Yanez left that camp in June to go home for a brief break but did not return until he was threatened with expulsion from the team. He claimed he had stayed behind to care for his sister’s four children while she was in drug rehab. Campbell claimed Yanez was “a liar’’ but lost his authority battle when Yanez won an appeal and was restored to the team under the dark cloud of a potential boycott by at least six members of the boxing team if their captain was not restored to the roster.
Now, on the eve of the opening competition on Saturday, the U.S. team has lost one of its nine qualifiers, Russell, and his collapse in his room after a training run in the humid and smog-filled air of Beijing seemed a sad symbol of what has now been 20 years of frustration and failures for the U.S. boxing team.
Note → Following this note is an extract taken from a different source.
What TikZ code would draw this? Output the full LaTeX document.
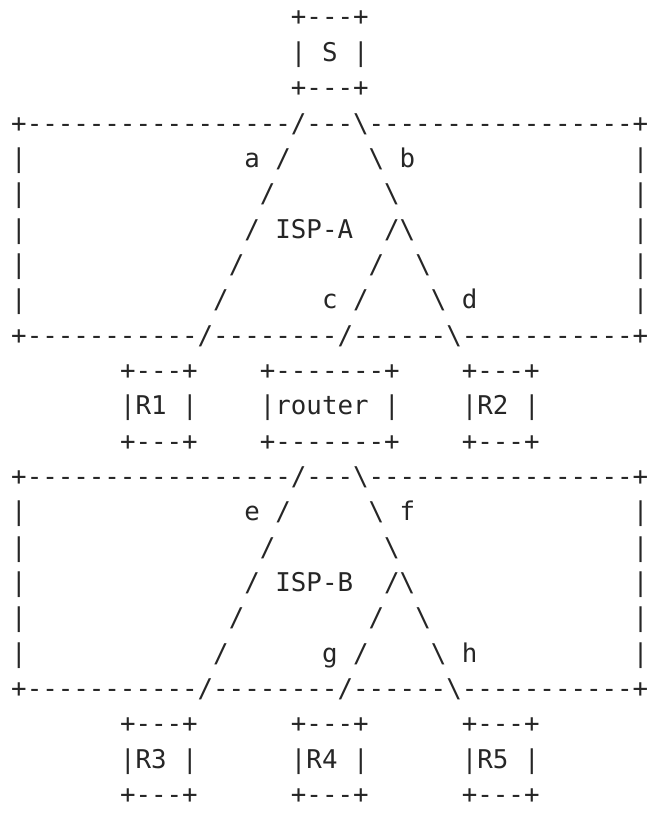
\documentclass[tikz,border=0pt]{standalone}
\usepackage{fontspec}
\setmonofont{DejaVu Sans Mono}
\newcommand{\bksl}{\textbackslash}
\tikzset{asc/.style={anchor=base west, inner sep=0pt, outer sep=0pt, text=black!85,
    font=\ttfamily\fontsize{25.81pt}{35.35pt}\selectfont}}
\begin{document}
\begin{tikzpicture}[x=15.54pt, y=-35.35pt]
      \fill[white] (0,0) rectangle (41.634,23);
      \useasboundingbox (0,0) rectangle (41.634,23);
      \begin{scope}[shift={(0.7227,-0.2645)}]
        % source
        \node[asc] (sTop) at (18,1) {+---+};
        \node[asc] (s)    at (18,2) {| S |};
        \node[asc] (sBot) at (18,3) {+---+};
        % the two providers
        \foreach \o/\isp/\linka/\linkb/\linkc/\linkd in {0/A/a/b/c/d, 10/B/e/f/g/h} {
          \node[asc] (top\isp) at (0,4+\o) {+-----------------/---\bksl-----------------+};
          \foreach \r in {5,...,9} {
            \node[asc] (lw\isp\r) at ( 0,\r+\o) {|};
            \node[asc] (rw\isp\r) at (40,\r+\o) {|};
          }
          \node[asc] (la\isp)   at (15,5+\o) {\linka{} /};
          \node[asc] (lb\isp)   at (23,5+\o) {\bksl{} \linkb};
          \node[asc] (sixl\isp) at (16,6+\o) {/};
          \node[asc] (sixr\isp) at (24,6+\o) {\bksl};
          \node[asc] (name\isp) at (15,7+\o) {/ ISP-\isp};
          \node[asc] (fork\isp) at (24,7+\o) {/\bksl};
          \node[asc] (eigl\isp) at (14,8+\o) {/};
          \node[asc] (eigm\isp) at (23,8+\o) {/};
          \node[asc] (eigr\isp) at (26,8+\o) {\bksl};
          \node[asc] (ninl\isp) at (13,9+\o) {/};
          \node[asc] (lc\isp)   at (20,9+\o) {\linkc{} /};
          \node[asc] (ld\isp)   at (27,9+\o) {\bksl{} \linkd};
          \node[asc] (bot\isp) at (0,10+\o) {+-----------/--------/------\bksl-----------+};
        }
        % routers between the providers
        \foreach \r/\pos in {11/t, 13/b} {
          \node[asc] (r1\pos)     at ( 7,\r) {+---+};
          \node[asc] (router\pos) at (16,\r) {+-------+};
          \node[asc] (r2\pos)     at (29,\r) {+---+};
        }
        \node[asc] (r1)     at ( 7,12) {|R1 |};
        \node[asc] (router) at (16,12) {|router |};
        \node[asc] (r2)     at (29,12) {|R2 |};
        % routers below ISP-B
        \foreach \c/\n in {7/3, 18/4, 29/5} {
          \node[asc] (r\n t) at (\c,21) {+---+};
          \node[asc] (r\n)   at (\c,22) {|R\n{} |};
          \node[asc] (r\n b) at (\c,23) {+---+};
        }
      \end{scope}
    \end{tikzpicture}
\end{document}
During the last four Olympiads the U.S. has won only three gold medals and was shutout in 2000 at the Games in Sydney. This year we have two fighters, Warren and Andrade, who are seen as likely medalists and possible gold medalists. But the team is made up of no one older than 23, half of which are teenagers trying to erase what has become two decades of turbulence and disappointment. With Russell’s withdrawal from the Beijing Games less than 48 hours before the Opening Ceremonies, it appears their difficult task just got a bit more daunting.